Por Guilherme Narciso de Lacerda*
A pandemia da covid-19 que atingiu todo o mundo a partir do início de 2020 é um divisor de águas na história mundial contemporânea. Até o início do corrente mês (setembro de 2022) o total de infectados era de 603,6 milhões de pessoas e o total de mortes chegou a 6,5 milhões. O grau da letalidade em cada país é muito desigual e uma das causas foi a forma pela qual a pandemia foi enfrentada. Neste caso, a posição de nosso País é a pior de todo o conjunto, como será mostrado.
A partir dos primeiros casos surgidos na China no final de 2019 (ou no início de 2020, pois há controvérsias a respeito) os dirigentes de todos os países apressaram-se em adotar medidas que protegessem suas populações. A comunidade científica se debruçou sobre o tema e antes de completar um ano da pandemia já eram concluídos os testes das vacinas desenvolvidas por laboratórios apoiados por grandes somas de recursos públicos e privados.
No Brasil, os primeiros casos de COVID-19 foram constatados em março de 2020. Desde o primeiro momento o enfrentamento da inusitada ameaça à população foi marcado por desavenças entre autoridades públicas. De um lado, posicionava-se o governo federal e de outro a comunidade científica, governadores e prefeitos. A postura do governo federal apoiada por algumas vozes empresariais e alguns poucos médicos era de que a pandemia iria atingir a todos, mais cedo ou mais tarde, e quanto mais rápido isso ocorresse melhor seria para diminuir os impactos sociais e econômicos. Ou seja, havia um entendimento de se fazer pouco caso do problema de saúde pública, ao contrário do que estava sendo feito na grande maioria de países. A mensagem passada pelo presidente da república era de negar a ameaça, com manifestações desrespeitosas e com a defesa estapafúrdia de medicamentos comprovadamente inúteis para o tratamento.
O atraso na aquisição das vacinas foi um acontecimento nefasto no enfrentamento da doença. Governos estaduais, com destaque para o de São Paulo, tomaram a frente para fazer aquisições e enquanto as vacinas não chegavam eram adotadas medidas de isolamento social, contrapondo-se à postura complacente do governo federal.
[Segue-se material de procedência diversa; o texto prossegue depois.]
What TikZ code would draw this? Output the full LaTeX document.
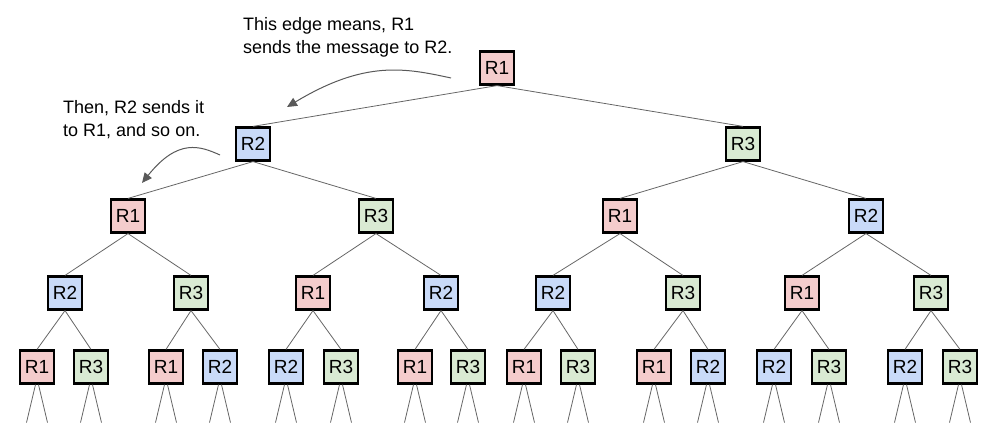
\documentclass[tikz,border=0pt]{standalone}
\usepackage{fontspec}
\setmainfont{Liberation Sans}
\usetikzlibrary{arrows.meta}
\definecolor{rred}{HTML}{F4CCCC}
\definecolor{rblue}{HTML}{C9DAF8}
\definecolor{rgreen}{HTML}{D9EAD3}
\definecolor{edgegray}{HTML}{666666}
\definecolor{arrgray}{HTML}{595959}
\begin{document}
\begin{tikzpicture}[x=1pt,y=-1pt,
  box/.style={draw=black, line width=2.2pt, minimum width=34pt, minimum height=33pt, inner sep=0pt, font=\fontsize{19}{21}\selectfont},
  ra/.style={box, fill=rred},
  rb/.style={box, fill=rblue},
  rc/.style={box, fill=rgreen},
  edge/.style={draw=edgegray, line width=0.8pt},
  note/.style={align=left, inner sep=0pt, anchor=north west, font=\fontsize{18}{23}\selectfont},
  arr/.style={draw=arrgray, line width=1pt, -{Triangle[length=10pt,width=9pt]}}]
\useasboundingbox (0,0) rectangle (1007,438);
% level 0
\node[ra] (n0) at (497,68) {R1};
% level 1
\node[rb] (n1) at (253,144) {R2};
\node[rc] (n2) at (743,144) {R3};
% level 2
\node[ra] (n11) at (128,216) {R1};
\node[rc] (n12) at (376,216) {R3};
\node[ra] (n21) at (620,216) {R1};
\node[rb] (n22) at (866,216) {R2};
% level 3
\node[rb] (m1) at (65,293) {R2};
\node[rc] (m2) at (191,293) {R3};
\node[ra] (m3) at (313,293) {R1};
\node[rb] (m4) at (441,293) {R2};
\node[rb] (m5) at (553,293) {R2};
\node[rc] (m6) at (683,293) {R3};
\node[ra] (m7) at (802,293) {R1};
\node[rc] (m8) at (931,293) {R3};
% level 4
\node[ra] (l1) at (37,367) {R1};
\node[rc] (l2) at (91,367) {R3};
\node[ra] (l3) at (166,367) {R1};
\node[rb] (l4) at (220,367) {R2};
\node[rb] (l5) at (286,367) {R2};
\node[rc] (l6) at (341,367) {R3};
\node[ra] (l7) at (415,367) {R1};
\node[rc] (l8) at (468,367) {R3};
\node[ra] (l9) at (524,367) {R1};
\node[rc] (l10) at (578,367) {R3};
\node[ra] (l11) at (654,367) {R1};
\node[rb] (l12) at (708,367) {R2};
\node[rb] (l13) at (774,367) {R2};
\node[rc] (l14) at (829,367) {R3};
\node[rb] (l15) at (905,367) {R2};
\node[rc] (l16) at (960,367) {R3};
% edges
\foreach \p/\c in {n0/n1,n0/n2,n1/n11,n1/n12,n2/n21,n2/n22,
  n11/m1,n11/m2,n12/m3,n12/m4,n21/m5,n21/m6,n22/m7,n22/m8,
  m1/l1,m1/l2,m2/l3,m2/l4,m3/l5,m3/l6,m4/l7,m4/l8,
  m5/l9,m5/l10,m6/l11,m6/l12,m7/l13,m7/l14,m8/l15,m8/l16}
  \draw[edge] (\p.south) -- (\c.north);
% leaf stubs
\foreach \l in {l1,l2,l3,l4,l5,l6,l7,l8,l9,l10,l11,l12,l13,l14,l15,l16}{
  \draw[edge] ([xshift=-1.5pt]\l.south) -- ++(-9,38);
  \draw[edge] ([xshift=1.5pt]\l.south) -- ++(9,38);
}
% annotations
\node[note] (t1) at (243,17) {This edge means, R1\\sends the message to R2.};
\node[note] (t2) at (63,100) {Then, R2 sends it\\to R1, and so on.};
\coordinate (a1s) at (451,78);
\coordinate (a1e) at (287,107);
\coordinate (a2s) at (220,155);
\coordinate (a2e) at (142,183);
\draw[arr] (a1s) .. controls (405,68) and (365,60) .. (a1e);
\draw[arr] (a2s) .. controls (200,146) and (178,138) .. (a2e);
\end{tikzpicture}
\end{document}
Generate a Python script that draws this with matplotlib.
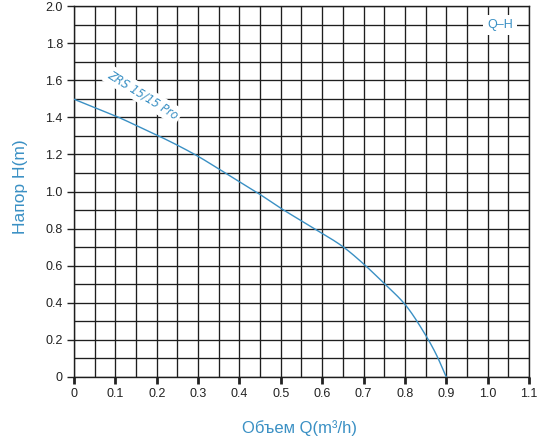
import matplotlib
matplotlib.use("Agg")
import matplotlib.pyplot as plt
import numpy as np
from matplotlib.ticker import MultipleLocator

plt.rcParams['font.family'] = ['Liberation Sans', 'DejaVu Sans']

q = [0.0, 0.05, 0.1, 0.15, 0.2, 0.25, 0.3, 0.35, 0.4, 0.45, 0.5, 0.55, 0.6, 0.65, 0.7, 0.75, 0.8, 0.85, 0.875, 0.9]
h = [1.498, 1.453, 1.408, 1.357, 1.305, 1.25, 1.19, 1.122, 1.052, 0.984, 0.91, 0.842, 0.775, 0.703, 0.61, 0.504, 0.392, 0.226, 0.125, 0.0]
x_ticks = [0, 0.1, 0.2, 0.3, 0.4, 0.5, 0.6, 0.7, 0.8, 0.9, 1.0, 1.1]
x_labels = ['0', '0.1', '0.2', '0.3', '0.4', '0.5', '0.6', '0.7', '0.8', '0.9', '1.0', '1.1']
y_ticks = [0, 0.2, 0.4, 0.6, 0.8, 1.0, 1.2, 1.4, 1.6, 1.8, 2.0]
y_labels = ['0', '0.2', '0.4', '0.6', '0.8', '1.0', '1.2', '1.4', '1.6', '1.8', '2.0']

blue = '#3a90c4'

fig = plt.figure(figsize=(5.42, 4.37), dpi=100)
ax = fig.add_axes([0.1365, 0.1373, 0.976 - 0.1365, 0.986 - 0.1373])

ax.set_xlim(0, 1.1)
ax.set_ylim(0, 2.0)
ax.xaxis.set_minor_locator(MultipleLocator(0.05))
ax.yaxis.set_minor_locator(MultipleLocator(0.1))
ax.grid(which='both', color='#1e1e1e', linewidth=0.95)
ax.set_axisbelow(True)
for s in ax.spines.values():
    s.set_color('#1e1e1e')
    s.set_linewidth(1.0)

ax.set_xticks(x_ticks)
ax.set_xticklabels(x_labels)
ax.set_yticks(y_ticks)
ax.set_yticklabels(y_labels)
ax.tick_params(axis='x', which='major', direction='out', length=5, width=2, labelsize=9, colors='#222222', pad=3)
ax.tick_params(axis='y', which='major', direction='out', length=5, width=1.0, labelsize=9, colors='#222222', pad=3)
ax.tick_params(which='minor', length=0)


def pchip(x, y, xn):
    x = np.asarray(x, float); y = np.asarray(y, float)
    hk = np.diff(x); dk = np.diff(y) / hk
    m = np.zeros_like(y)
    for k in range(1, len(x) - 1):
        if dk[k - 1] * dk[k] > 0:
            w1 = 2 * hk[k] + hk[k - 1]; w2 = hk[k] + 2 * hk[k - 1]
            m[k] = (w1 + w2) / (w1 / dk[k - 1] + w2 / dk[k])
    m[0] = dk[0]; m[-1] = dk[-1]
    idx = np.clip(np.searchsorted(x, xn) - 1, 0, len(x) - 2)
    t = (xn - x[idx]) / hk[idx]
    h00 = 2*t**3 - 3*t**2 + 1; h10 = t**3 - 2*t**2 + t
    h01 = -2*t**3 + 3*t**2; h11 = t**3 - t**2
    return h00*y[idx] + h10*hk[idx]*m[idx] + h01*y[idx+1] + h11*hk[idx]*m[idx+1]


qq = np.linspace(q[0], q[-1], 400)
ax.plot(qq, pchip(q, h, qq), color=blue, linewidth=1.0, zorder=3)

ax.text(0.167, 1.52, 'ZRS 15/15 Pro', rotation=-32, color=blue, fontsize=9,
        family='DejaVu Sans', stretch='condensed',
        ha='center', va='center', style='italic', zorder=4,
        bbox=dict(facecolor='white', edgecolor='none', pad=2.0))
ax.text(1.03, 1.9, 'Q–H', color=blue, fontsize=9, ha='center', va='center', zorder=4,
        bbox=dict(facecolor='white', edgecolor='none', pad=3))

fig.text(0.037, 0.572, 'Напор H(m)', rotation=90, color=blue, fontsize=12.5,
         ha='center', va='center')
fig.text(0.553, (437 - 428) / 437, 'Объем Q(m³/h)', color=blue, fontsize=12,
         ha='center', va='center')

fig.savefig('out.png', dpi=100)
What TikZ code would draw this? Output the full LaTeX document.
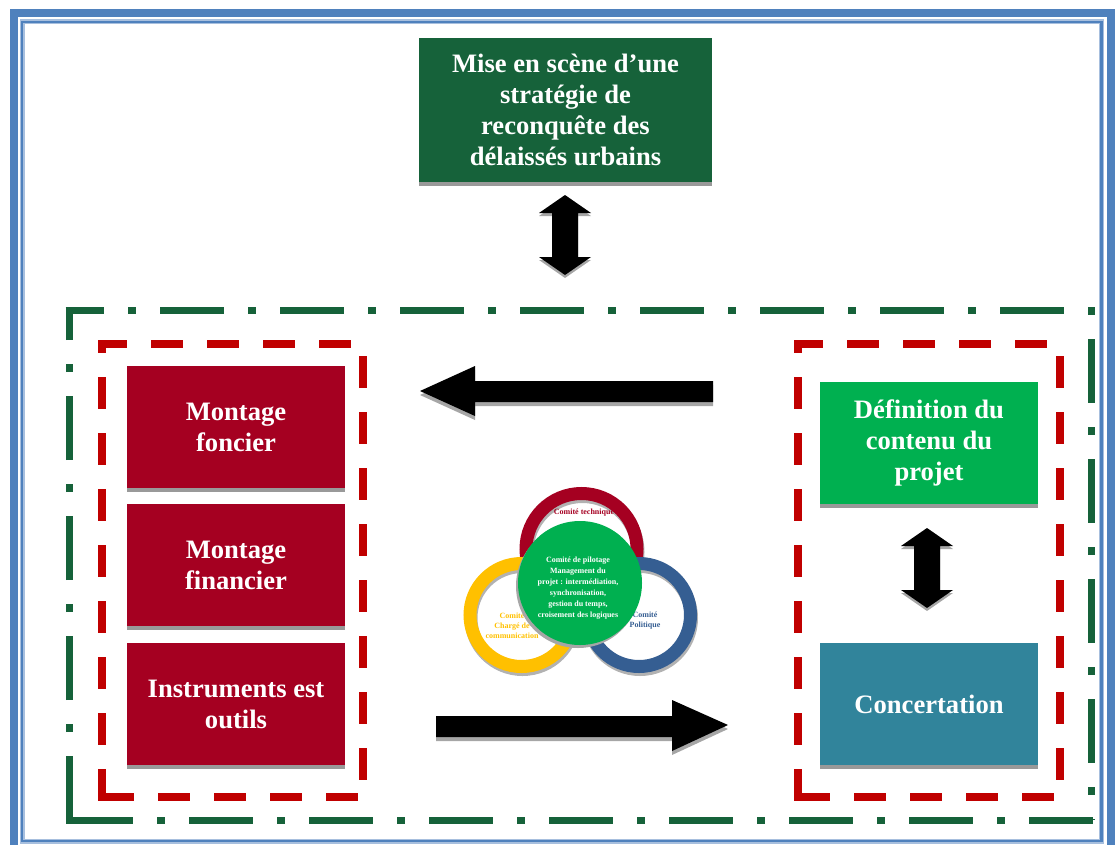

Passados dois anos e seis meses de convivência com a pandemia de covid-19 os números dos seus impactos mostram como o governo federal foi negligente. No nosso país o total de mortes corresponde a 10,5% do total mundial enquanto nós temos apenas 2,7% da população total. O total de mortes por cada milhão de pessoas foi, no Brasil, de 3.187; nos EUA esta relação é de 3.094, no conjunto de países de renda média alta esta relação é de 1.024 mortes por milhão e a média mundial é de 820 mortes por milhão. Um outro dado que mostra o péssimo resultado da gestão de saúde pública no nosso país pode ser visto pela taxa de letalidade, que corresponde ao número de mortes dividido pelo total de casos confirmados. No nosso país essa taxa é de 1,99% enquanto a taxa mundial é de 1,08%, ou seja, por aqui, o risco de contrair a covid e de não resistir foi de 84% superior à média mundial.
Todas estas informações citadas têm como fonte entidades internacionais de alta confiabilidade e não tem cabimento levantar suspeitas sobre a integridade dos números. Os dados da COVID-19 podem ser obtidos em www.ourworldindata.org e os dados de população em www.countrymeters.info./pt/world. E para não restar dúvidas sobre como a população brasileira foi penalizada com a forma em que a gestão da saúde pública foi tratada é oportuno destacar que na França o total de infectados é de 34,61 milhões (até início de setembro) enquanto aqui no Brasil o total registrado está em 34,43 milhões, ou seja são números de dimensões muito próximas, com uma pequena superioridade na França. Entretanto, naquele país europeu o total de mortes foi de 154,2 mil pessoas enquanto por aqui este total chega ao assustador número de 683,97 mil pessoas, ou seja, por aqui morreram mais de três vezes e meia a mais de brasileiros do que franceses, com praticamente o mesmo número de infectados. Da mesma forma, o número de sequelados por aqui é relativamente muito superior aos dos demais países.
O que mais precisa ser dito? Lamentavelmente, tamanha catástrofe é pouco destacada na imprensa em geral e há um esforço de várias origens para levar a população ao esquecimento do que de fato aconteceu, e de certa forma ainda acontece, embora em dimensões menores, em nosso país.
É preciso colocar uma lupa neste debate e mostrar à sociedade a realidade dos fatos. A identidade política de parcelas de profissionais da saúde (com destaque para os médicos) para com o atual governo é lamentável mas é um fato. Porém, tal postura política não pode impedir que se mostre a incompetência do governo federal no enfrentamento da covid-19 e na defesa da saúde do povo brasileiro. O descalabro da ação governamental está provado e por isso precisa ser denunciado.
*Economista e professor universitário.